Mobsters Rating:
If the job was to simulate the real feelings of impatience and frustration that come along with hesitant couples dancing around marital consecration, then The Five Year Engagement succeeds. If the Judd Apatow-produced comedy was trying for anything else—like a relatable, quick-witted romp with likable characters and a sweet sensibility—then it fails miserably. In fact, miserable is a good word for everything after the opening forty minutes. Watching the usually affable Segal and the endlessly charming Blunt struggle through this endurance test is actively embarrassing. Of course, Segel has no one to blame but himself, as he helped write the script with director Nicholas Stoller, and spends too much of his time recycling his How I Met Your Mother schtick for an R-rated audience.
I enjoyed the duo’s first outing, Forgetting Sarah Marshall, but I lost interest quickly in Stoller’s trying comedy slog Get Him to the Greek. Stoller and Segel rebounded with last Novemeber’s terrific The Muppets! but they prove here they may be better with felt and buttons than living, breathing people. Violet and Tom are supposed to be your average couple, and the opening scene gives them a cute, silly engagement story that will be delightful if they get married, and simply prophetic if they don’t. Of course, the film’s big—and only—punchline is that they never get to the wedding. Violet’s acceptance to the University of Michigan sees them postpone the event and leave San Francisco. She’s off fraternizing with snobbish sociology majors and foolishly admiring Rhys Ifans’ skeevy professor, who might as well be wearing a sign that says ‘I will bang you.’ Meanwhile, Tom is smarting over his frosty new environment and the fact he left a promising chef career behind. In a dippier bit of plotting, we are expected to swallow the idea that Michigan is so backward and unrefined that a guy with successful culinary credentials couldn’t do better than a gig pimping pickles at a local deli.

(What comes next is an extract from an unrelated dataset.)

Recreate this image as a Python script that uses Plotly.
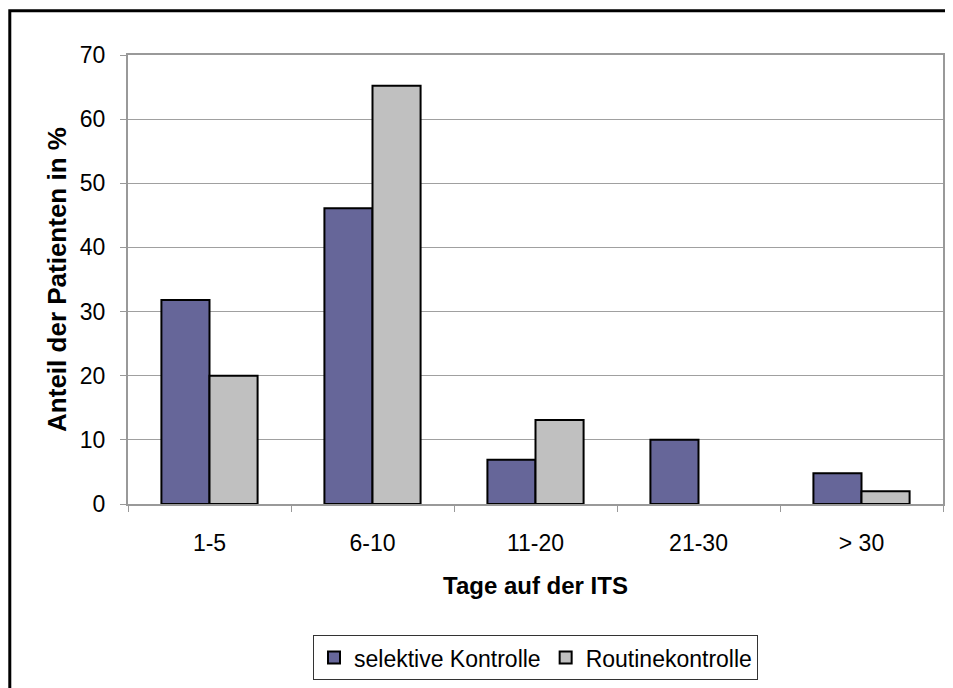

Resentment sets in early, but then the film starts drifting through a series of increasingly inane gags that are never as funny as they think they are. Since we spend precious little time with Violet and Tom in the positive throes of their courtship, we never have a basis to believe they are soulmates trying to survive the hurricane of life. In fact, all of their troubles are of their own design and Segel and Blunt aren’t capable of playing brain-dead (even as a stoner Segel avoided outright cluelessness) so we have a hard time believing that they would make any of the choices they make here. There are three potential partners for infidelity, and the film utilizes them exactly as you would expect, although there’s never a suggestion that Violet or Tom would be so foolish or willfully stupid as to entertain any of them. By the time we arrive at a late-night drunken orgy involving lunchmeat, potato salad and Segel’s unfortunately bare backside, I was convinced the entire cast had been replaced by bodysnatchers.
That’s essentially the biggest problem with Engagement, it assembles a good cast that excel at being endearing and smart, and then run them through a moronic, contrived hamster wheel of a plot. Ifans seems always about to sneer at the camera and exclaim ‘You must be joking!’ Jackie Weaver as the bride-to-never-be’s mother is honestly hilarious, but she’s given so little to do that it makes no sense why she was even cast. Alison Brie is delightful as Blunt’s sister, and she’s got a terrifically funny bit where she expresses her sibling frustrations in the frazzled voice of Sesame Street’s Elmo. By that time all good will has been squandered and the most she gets is a faint smile. Segel and Blunt get hit the hardest because they are at the forefront of every disingenuous scene or ill-concieved gag. They also never elicit the proper chemistry to make us care about what they do, or if their love can survive the creaking gears of the screenplay.
The movie goes so profoundly off the rails after the first hour that it’s hard to believe its not some sort of meta-experiment where the same actors are performing a brand new screenplay. The early going is tolerable, as Apatow and his proteges attempt to channel old 80’s comedies like Funny Farm or The Money Pit, but they miss the necessary component of wit that existed under the surface of those outwardly silly flicks. They think they are smarter than their predecessors and shoot for an about-face where time moves forward, and we see Violet and Tom leaving separate lives that exclude each other. They don’t count on the fact that the audience simply doesn’t care anymore.
Segel was last seen in the 80 minute indie-gem Jeff Who Lives at Home, that in its own way explored the tyranny of film cliches and the danger of indecision as a lifestyle. Five Year Engagement doesn’t achieve any of that in its own two-hour plus running time. It does however, find time for nearly all of Van Morrison’s discography and over a dozen references to Segel’s genitals. It’s an extra embarassment that anyone thought a single frame of this was worth being set to Into the Mystic.